A wrap mortgage — also called an all-inclusive deed of trust (AITD) in Texas — is a creative financing structure that allows a buyer to purchase a property while the seller's existing mortgage remains in place. The seller "wraps" a new loan around their existing one, collecting payments from the buyer and continuing to service the underlying mortgage themselves.
How a Wrap Mortgage Works
Here is the basic structure:
- The seller has an existing mortgage — say, $200,000 at 4% interest
- The buyer agrees to purchase the property for $350,000
- The buyer puts down $50,000
- The seller creates a new "wrap" loan for $300,000 at, say, 6.5% interest
- The buyer makes monthly payments to the seller on the $300,000 wrap loan
- The seller continues making payments on their original $200,000 mortgage
- The spread between what the buyer pays (6.5% on $300K) and what the seller owes (4% on $200K) is the seller's profit
The key is that the underlying mortgage is never paid off at closing — it remains in place, and the seller is responsible for continuing to service it from the buyer's payments.
Why Buyers Use Wraps
- Access to below-market rates — if the seller's existing mortgage has a low interest rate, the wrap loan rate will likely be below current market rates, saving the buyer money
- Flexible qualification — no bank underwriting, so buyers who cannot qualify conventionally can still purchase
- Faster closing — no bank appraisal or underwriting process
- Smaller down payment — often more flexible than conventional lending requirements
Why Sellers Use Wraps
- Earn a rate spread — collecting 6.5% while paying 4% on the underlying loan is profitable
- Spread capital gains — installment sale treatment can reduce immediate tax exposure
- Generate passive income — monthly payment stream without managing a rental
- Sell a property that might not qualify for conventional financing
The Due-On-Sale Risk: The Elephant in the Room
Most conventional mortgages include a due-on-sale clause — a provision that allows the lender to demand full repayment of the loan if the property is sold or transferred. A wrap mortgage, in most cases, technically triggers the due-on-sale clause because the property is being sold without the lender's consent.
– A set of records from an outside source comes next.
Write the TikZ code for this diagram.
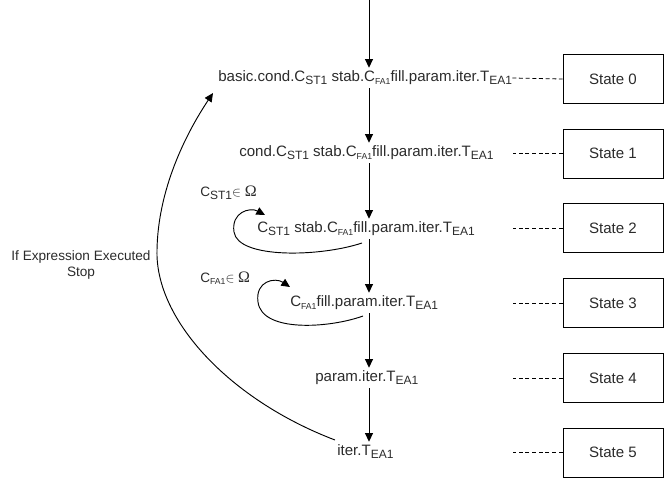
\documentclass[tikz,border=0pt]{standalone}
\usepackage{fontspec}
\setmainfont{Liberation Sans}
\newfontfamily\omegafont{Liberation Serif}
\usetikzlibrary{arrows.meta}
% subscripts: regular and small
\newcommand{\subA}[1]{\raisebox{-0.4ex}{\fontsize{9}{10}\selectfont #1}}
\newcommand{\subB}[1]{\raisebox{-0.3ex}{\fontsize{6.5}{7}\selectfont #1}}
\newcommand{\CST}{C\subA{ST1}}
\newcommand{\CFA}{C\subB{FA1}}
\newcommand{\TEA}{T\subA{EA1}}
\newcommand{\Om}{{\omegafont\fontsize{12}{13}\selectfont Ω}}
\definecolor{ink}{HTML}{2B2B2B}
\begin{document}
\begin{tikzpicture}[x=0.75pt,y=-0.75pt,
  expr/.style={inner sep=0pt,text=ink,font=\fontsize{11.3}{13}\selectfont,text height=8pt,text depth=2.5pt,minimum height=15pt},
  statebox/.style={draw,line width=0.7pt,text=ink,minimum width=75pt,minimum height=36.75pt,inner sep=0pt,font=\fontsize{11.3}{13}\selectfont},
  flow/.style={-{Triangle[length=6.5pt,width=6pt]},line width=0.7pt},
  link/.style={dash pattern=on 3pt off 2pt,line width=0.6pt},
  note/.style={inner sep=0pt,text=ink,font=\fontsize{10.2}{12.5}\selectfont,align=center}]
\useasboundingbox (0,0) rectangle (669,479);

% expression chain
\node[expr,anchor=west] (s0) at (218,78) {basic.cond.\CST{} stab.\CFA fill.param.iter.\TEA};
\node[expr,anchor=west] (s1) at (239,153) {cond.\CST{} stab.\CFA fill.param.iter.\TEA};
\node[expr,anchor=west] (s2) at (257,229) {\CST{} stab.\CFA fill.param.iter.\TEA};
\node[expr,anchor=west] (s3) at (290,303) {\CFA fill.param.iter.\TEA};
\node[expr,anchor=west] (s4) at (315,378) {param.iter.\TEA};
\node[expr,anchor=west] (s5) at (337,452) {iter.\TEA};

% state boxes
\foreach \i/\y in {0/79,1/153.5,2/228,3/303,4/378,5/452.5}
  \node[statebox] (st\i) at (613,\y) {State \i};

% dashed links
\draw[link] (s0.east) -- (st0.west);
\foreach \i in {1,...,5}
  \draw[link] (st\i.west) -- ([xshift=-37.5pt]st\i.west);

% main vertical flow
\coordinate (spine) at (369,0);
\draw[flow] (spine) -- (s0.north -| spine);
\draw[flow] (s0.south -| spine) -- (s1.north -| spine);
\draw[flow] (s1.south -| spine) -- (s2.north -| spine);
\draw[flow] (s2.south -| spine) -- (s3.north -| spine);
\draw[flow] (s3.south -| spine) -- (s4.north -| spine);
\draw[flow] (s4.south -| spine) -- (s5.north -| spine);

% self loops
\coordinate (l2a) at (362,243);
\coordinate (l2b) at (265,215);
\draw[flow] (l2a) .. controls (320,257) and (238,259) .. (234,232)
  .. controls (231,212) and (250,207) .. (l2b);
\node[note,anchor=west] (c2) at (200,193) {\CST$\in$ \Om};

\coordinate (l3a) at (363,316);
\coordinate (l3b) at (290,287);
\draw[flow] (l3a) .. controls (330,328) and (262,333) .. (258,302)
  .. controls (255,281) and (275,277) .. (l3b);
\node[note,anchor=west] (c3) at (200,278) {\CFA$\in$ \Om};

% return arc
\coordinate (ra) at (335,440);
\coordinate (rb) at (213,93);
\draw[flow] (ra) .. controls (230,400) and (155,320) .. (157,250)
  .. controls (158,190) and (185,135) .. (rb);
\node[note] (stop) at (81,265) {If Expression Executed\\Stop};
\end{tikzpicture}
\end{document}
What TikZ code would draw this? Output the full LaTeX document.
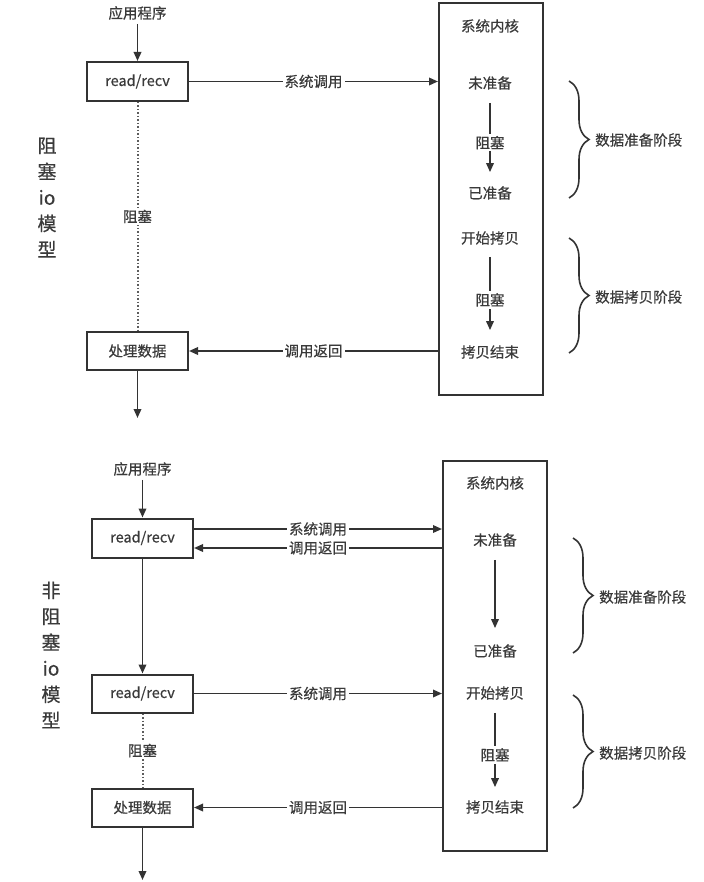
\documentclass[tikz,border=0pt]{standalone}
\usepackage{fontspec}
\setmainfont{Noto Sans CJK SC}[FakeBold=0.5]
\usetikzlibrary{arrows.meta,decorations.pathreplacing}
\definecolor{lncol}{HTML}{333333}
\definecolor{txcol}{HTML}{3A3A3A}
\begin{document}
\begin{tikzpicture}[x=1pt,y=-1pt,
  every node/.style={text=txcol, font=\fontsize{14.5}{16}\selectfont, inner sep=1pt},
  box/.style={draw=lncol, line width=2pt, minimum width=101pt, minimum height=39pt},
  kern/.style={draw=lncol, line width=2pt},
  arr/.style={draw=lncol, line width=1.8pt, -{Triangle[length=9pt,width=7.5pt]}},
  dots/.style={draw=lncol!80, line width=2pt, dash pattern=on 1.5pt off 2pt},
  lbl/.style={fill=white, inner sep=2pt},
  brc/.style={draw=lncol, line width=1.6pt, decorate, decoration={brace, amplitude=20pt, aspect=0.5}},
  side/.style={font=\fontsize{19}{26}\selectfont, align=center}
]
\useasboundingbox (0,0) rectangle (703,882);

% ---------- blocking io ----------
\node (app1) at (137.5,13) {应用程序};
\node[box] (rr1) at (137.5,81.5) {read/recv};
\node[box, minimum height=38pt] (pd1) at (137.5,351) {处理数据};
\node[kern, minimum width=104pt, minimum height=392pt] (k1) at (491,199) {};
\node (k1t) at (490,26) {系统内核};
\node (k1a) at (490,83) {未准备};
\node (k1b) at (490,193) {已准备};
\node (k1c) at (490,238) {开始拷贝};
\node (k1d) at (490,352) {拷贝结束};
\node[side] (s1) at (47,197.5) {阻\\塞\\io\\模\\型};
\coordinate (out1) at (137.5,418);

\draw[arr, shorten <=3pt] (app1) -- (rr1);
\draw[arr] (rr1.east) -- node[lbl]{系统调用} (rr1.east -| k1.west);
\draw[arr] (pd1.east -| k1.west) -- node[lbl]{调用返回} (pd1.east);
\draw[dots] (rr1) -- node[lbl]{阻塞} (pd1);
\draw[arr] (pd1) -- (out1);
\draw[arr, shorten <=12pt, shorten >=13pt] (k1a) -- node[lbl, pos=0.55]{阻塞} (k1b);
\draw[arr, shorten <=11pt, shorten >=14pt] (k1c) -- node[lbl, pos=0.55]{阻塞} (k1d);

\draw[brc] (569,81) -- (569,198);
\node[anchor=west] (ph1) at (594,140) {数据准备阶段};
\draw[brc] (569,238) -- (569,353);
\node[anchor=west] (ph2) at (594,297) {数据拷贝阶段};

% ---------- non-blocking io ----------
\node (app2) at (142.5,469) {应用程序};
\node[box] (rr2) at (142.5,538) {read/recv};
\node[box, minimum height=38pt] (rr3) at (142.5,693.5) {read/recv};
\node[box, minimum height=38pt] (pd2) at (142.5,807.5) {处理数据};
\node[kern, minimum width=104pt, minimum height=390pt] (k2) at (495,656) {};
\node (k2t) at (495,483) {系统内核};
\node (k2a) at (495,540) {未准备};
\node (k2b) at (495,651) {已准备};
\node (k2c) at (495,693) {开始拷贝};
\node (k2d) at (495,807) {拷贝结束};
\node[side] (s2) at (51,655) {非\\阻\\塞\\io\\模\\型};
\coordinate (out2) at (142.5,880);

\draw[arr, shorten <=3pt] (app2) -- (rr2);
\draw[arr] ([yshift=9pt]rr2.east) -- node[lbl]{系统调用} ([yshift=9pt]rr2.east -| k2.west);
\draw[arr] ([yshift=-10pt]rr2.east -| k2.west) -- node[lbl]{调用返回} ([yshift=-10pt]rr2.east);
\draw[arr] (rr2) -- (rr3);
\draw[arr] (rr3.east) -- node[lbl]{系统调用} (rr3.east -| k2.west);
\draw[arr] (pd2.east -| k2.west) -- node[lbl]{调用返回} (pd2.east);
\draw[dots] (rr3) -- node[lbl]{阻塞} (pd2);
\draw[arr] (pd2) -- (out2);
\draw[arr, shorten <=12pt, shorten >=15pt] (k2a) -- (k2b);
\draw[arr, shorten <=12pt, shorten >=12pt] (k2c) -- node[lbl, pos=0.55]{阻塞} (k2d);

\draw[brc] (573,538) -- (573,653);
\node[anchor=west] (ph3) at (598,597) {数据准备阶段};
\draw[brc] (573,695) -- (573,808);
\node[anchor=west] (ph4) at (598,753) {数据拷贝阶段};
\end{tikzpicture}
\end{document}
In practice, lenders do not always enforce due-on-sale clauses — particularly when interest rates are higher than the subject loan rate, because calling the loan would cost them a below-market asset. But the risk is real. If the lender discovers the transfer and calls the loan, both the buyer and seller face a crisis:
- The seller must pay off their mortgage immediately or face foreclosure
- The buyer may lose the property if the seller cannot cover the payoff
This is the primary risk in a wrap transaction, and it must be understood clearly by both parties before proceeding.
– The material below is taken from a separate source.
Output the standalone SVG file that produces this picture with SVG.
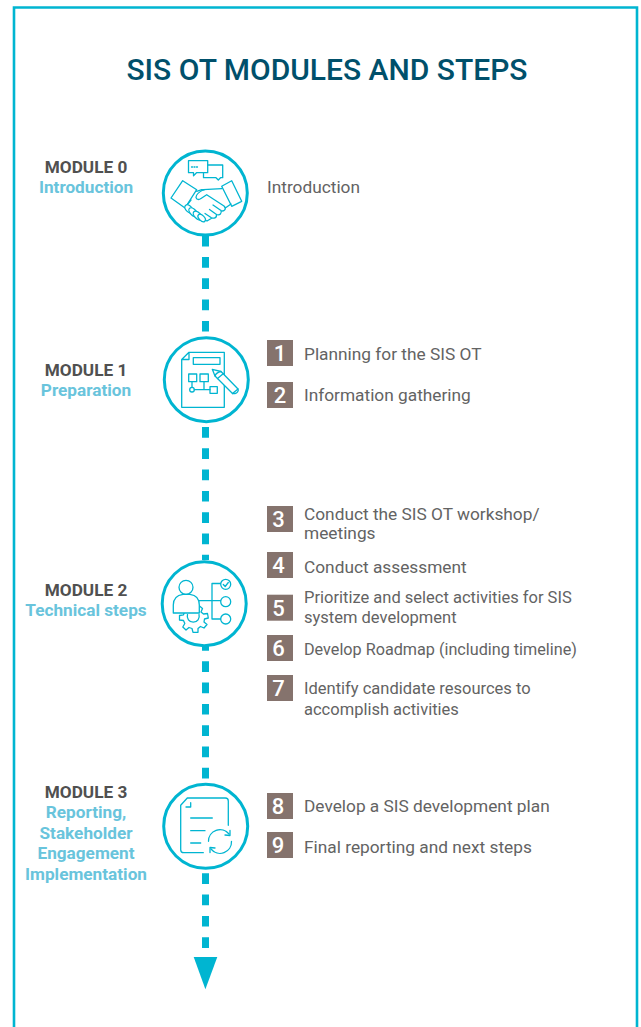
<svg xmlns="http://www.w3.org/2000/svg" width="641" height="1027" viewBox="0 0 641 1027">
<style>
text{font-family:Roboto,"Liberation Sans",sans-serif}
.title{font-size:30px;font-weight:500;fill:#00506b;text-anchor:middle}
.m{font-size:17.200px;font-weight:700;fill:#505050;text-anchor:middle}
.s{font-size:17.200px;font-weight:700;fill:#69c4dc;text-anchor:middle}
.b{font-size:17.300px;fill:#636363}
.c{font-size:16.500px;fill:#636363}
.r{font-size:16.200px;fill:#636363}
.n{font-size:22px;font-weight:500;fill:#fff;text-anchor:middle}
.badge{fill:#85736d}
.ring{fill:#fff;stroke:#00b5d1;stroke-width:3}
.i{fill:none;stroke:#00b5d1;stroke-width:1.300;stroke-linejoin:round;stroke-linecap:round}
.f{fill:#fff;stroke:#00b5d1;stroke-width:1.300;stroke-linejoin:round}
.d{stroke:#00b5d1;stroke-width:7;fill:none;stroke-dasharray:10.7 10.6}
</style>
<rect width="641" height="1027" fill="#fff"/>
<path d="M14 1027V7.500H637V1027" fill="none" stroke="#00b5d1" stroke-width="2.600"/>
<text class="title" x="327" y="80">SIS OT MODULES AND STEPS</text>
<g id="connectors">
<path class="d" d="M205.500 235.700V337"/>
<path class="d" d="M205.500 427V560"/>
<path class="d" d="M205.500 640V784"/>
<path class="d" d="M205.500 873.300V950"/>
<polygon points="193.700,957 217.300,957 205.400,989.300" fill="#00b5d1"/>
</g>
<g id="module0">
<circle class="ring" cx="205.300" cy="193" r="42"/>
<path class="i" d="M188.500 160.700H207.700V172.700H196.500L193.500 175.700V172.700H188.500Z"/>
<path class="i" d="M207.700 165H222.700V177.700H220.500L218.300 180L216 177.700H203.500V172.700"/>
<path class="i" d="M191.500 167h1M194 167h1M196.500 167h1"/>
<path class="f" d="M182.700 180.700L196.700 189.700L185 208L171 198Z"/>
<path class="f" d="M231.700 180.700L241.700 201.300L231.700 206.300L221.700 186.300Z"/>
<path class="i" d="M196.700 191.300L201.700 189.700L204 190M191 200L187 205"/>
<path class="i" d="M221.700 188.700L203.300 189.700C199 192 196 195 196 197.300C196.500 200 199 200 201 198.500L206.700 194.700L224 206C227 209 224 212 221 210.500L213 205M221 210.500C222 213 220 216 216.500 214.500L209.500 209.500M216.500 214.500C217 218 213.500 219 211 217.500L205 213.500M212 218L207 221L203 219M226 207.500L231 204"/>
<g class="f"><ellipse cx="189" cy="209" rx="3" ry="5" transform="rotate(-45 189 209)"/><ellipse cx="193.300" cy="212.300" rx="3" ry="5.500" transform="rotate(-45 193.300 212.300)"/><ellipse cx="197.700" cy="215.700" rx="3" ry="5.500" transform="rotate(-45 197.700 215.700)"/><ellipse cx="201.700" cy="218" rx="2.600" ry="4.500" transform="rotate(-45 201.700 218)"/></g>
<text class="m" x="86" y="173">MODULE 0</text>
<text class="s" x="86" y="193">Introduction</text>
<text class="b" x="267" y="192.500">Introduction</text>
</g>
<g id="module1">
<circle class="ring" cx="206.300" cy="379.700" r="42"/>
<path class="i" d="M189 352.300H224.300V407.300H181.700V359.500ZM189 352.300V359.500H181.700"/>
<rect class="i" x="193.300" y="357.700" width="26.700" height="6.600"/>
<rect class="i" x="188.700" y="374" width="8" height="7.700"/>
<rect class="i" x="200" y="374" width="8.300" height="7.700"/>
<rect class="i" x="210" y="386.700" width="7.300" height="6.600"/>
<circle class="i" cx="192" cy="389.700" r="2.300"/>
<path class="i" d="M192 381.700V387.400M194.300 389.700H210M204 381.700V389.700"/>
<path class="f" d="M212.300 369.300L221 371.500L238 389C239 391 237 393 235 393.500L232.500 393.500L215 376Z"/>
<path class="i" d="M215 376C216 373 218 372 221 371.500M217.500 378.500L223.500 373.500M232.500 393.500L238 389"/>
<text class="m" x="86" y="375.700">MODULE 1</text>
<text class="s" x="86" y="396">Preparation</text>
</g>
<g id="step1"><rect class="badge" x="267" y="340" width="26" height="26"/><text class="n" x="280" y="361">1</text><text class="b" x="304" y="359.500">Planning for the SIS OT</text></g>
<g id="step2"><rect class="badge" x="267" y="382" width="26" height="26"/><text class="n" x="280" y="403">2</text><text class="b" x="304" y="400.500">Information gathering</text></g>
<g id="module2">
<circle class="ring" cx="204.200" cy="603.700" r="42"/>
<path class="f" d="M191.500 604L195 604L196 607.500L199.500 606L202.500 608.500L201 612L203.500 614L207.500 613.500L208.300 618L204.500 619L204 622L207 624.500L204 628L200.500 626.500L198 628.500L198 632.300H193L192 628.500L189 627.500L186 630L182.800 627L184.800 623.500L183.500 620.500L179.500 620V615.500L183.500 614.800L184.500 612L182 608.500L185 605.800L188.500 607.500L191 606Z"/>
<path class="i" d="M187.500 614.500A6 6 0 1 0 199 614.500"/>
<path class="f" d="M173.300 613V605C173.300 598 178 595 183 594.300H190C196 595 199.300 598 199.300 605V613Z"/>
<circle class="i" cx="186" cy="587.300" r="7"/>
<path class="i" d="M199.300 600.700H220.500M212 583.500V619H220.500M212 583.500H220.500"/>
<circle class="i" cx="225.700" cy="584.300" r="5"/><circle class="i" cx="225.700" cy="601.700" r="5"/><circle class="i" cx="225.700" cy="619" r="5"/>
<path class="i" d="M223.300 584.500L225.200 586.500L228.300 582.500"/>
<text class="m" x="86" y="596">MODULE 2</text>
<text class="s" x="86" y="616">Technical steps</text>
</g>
<g id="step3"><rect class="badge" x="267" y="506" width="26" height="26"/><text class="n" x="278.500" y="527">3</text><text class="b" x="304" y="520">Conduct the SIS OT workshop/</text><text class="b" x="304" y="538.500">meetings</text></g>
<g id="step4"><rect class="badge" x="267" y="552" width="26" height="26"/><text class="n" x="278.500" y="573">4</text><text class="b" x="304" y="572.500">Conduct assessment</text></g>
<g id="step5"><rect class="badge" x="267" y="594.700" width="26" height="26"/><text class="n" x="278.500" y="616">5</text><text class="c" x="304" y="603">Prioritize and select activities for SIS</text><text class="c" x="304" y="623">system development</text></g>
<g id="step6"><rect class="badge" x="267" y="635" width="26" height="26"/><text class="n" x="278.500" y="656">6</text><text class="r" x="304" y="655">Develop Roadmap (including timeline)</text></g>
<g id="step7"><rect class="badge" x="267" y="675" width="26" height="26"/><text class="n" x="278.500" y="696">7</text><text class="c" x="304" y="694">Identify candidate resources to</text><text class="c" x="304" y="715">accomplish activities</text></g>
<g id="module3">
<circle class="ring" cx="205.700" cy="826.300" r="42"/>
<path class="i" d="M203.300 852.700H183.700Q180.700 852.700 180.700 849.700V805.300L187.300 798H225.300Q228.300 798 228.300 801V825.300"/>
<path class="i" d="M190.700 802.700V807H186"/>
<path class="i" d="M190.700 818H212.300M190.700 830.700H205M190.700 843H200.700"/>
<path class="i" d="M208.500 841.300A11.500 11.500 0 0 1 229 834M231.500 841.300A11.500 11.500 0 0 1 211 849"/>
<path class="i" d="M225 835L230 835.500L230 830.500M215 848L210 847.500L210 852.500"/>
<text class="m" x="86" y="797.700">MODULE 3</text>
<text class="s" x="86" y="817.700">Reporting,</text>
<text class="s" x="86" y="838.500">Stakeholder</text>
<text class="s" x="86" y="859">Engagement</text>
<text class="s" x="86" y="879.600">Implementation</text>
</g>
<g id="step8"><rect class="badge" x="267" y="793" width="26" height="26"/><text class="n" x="278" y="814">8</text><text class="b" x="304" y="811.500">Develop a SIS development plan</text></g>
<g id="step9"><rect class="badge" x="267" y="832" width="26" height="26"/><text class="n" x="278" y="853">9</text><text class="b" x="304" y="853">Final reporting and next steps</text></g>
</svg>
Protecting Yourself as a Buyer in a Wrap
- Use a title company — get a title commitment and understand the existing liens
- Verify the underlying loan balance and payment status — confirm the seller is current on their mortgage
- Use a servicing company — have a third-party loan servicer collect your payments and disburse them to the seller's mortgage; this protects you from a seller who collects your payments but stops paying their mortgage
- Record the deed of trust — your interest in the property should be publicly recorded
- Plan your exit — have a realistic plan to refinance into conventional financing before or at the balloon date
Modeling a Wrap in Transaction IQ
A wrap mortgage involves multiple layers of financing. Transaction IQ's Deal Calculator includes a Wrap mode that lets you model the full transaction — the buyer's payment, the seller's spread, the underlying mortgage balance, and the projected balloon position — so you can evaluate the deal with clarity before you commit.
Frequently Asked Questions
What is a wrap mortgage?
A wrap mortgage is a loan that includes an existing mortgage plus additional seller financing layered on top of it — the new loan "wraps around" the original one.
Is a wrap mortgage risky?
It can be. The primary risk is the due-on-sale clause — the original lender could demand full repayment if they discover the property was sold without their consent. Proper structuring and professional guidance are essential.
Who pays the original lender in a wrap?
The seller continues making payments on their original mortgage from the payments they collect from the buyer. This is why using a third-party loan servicer is strongly recommended.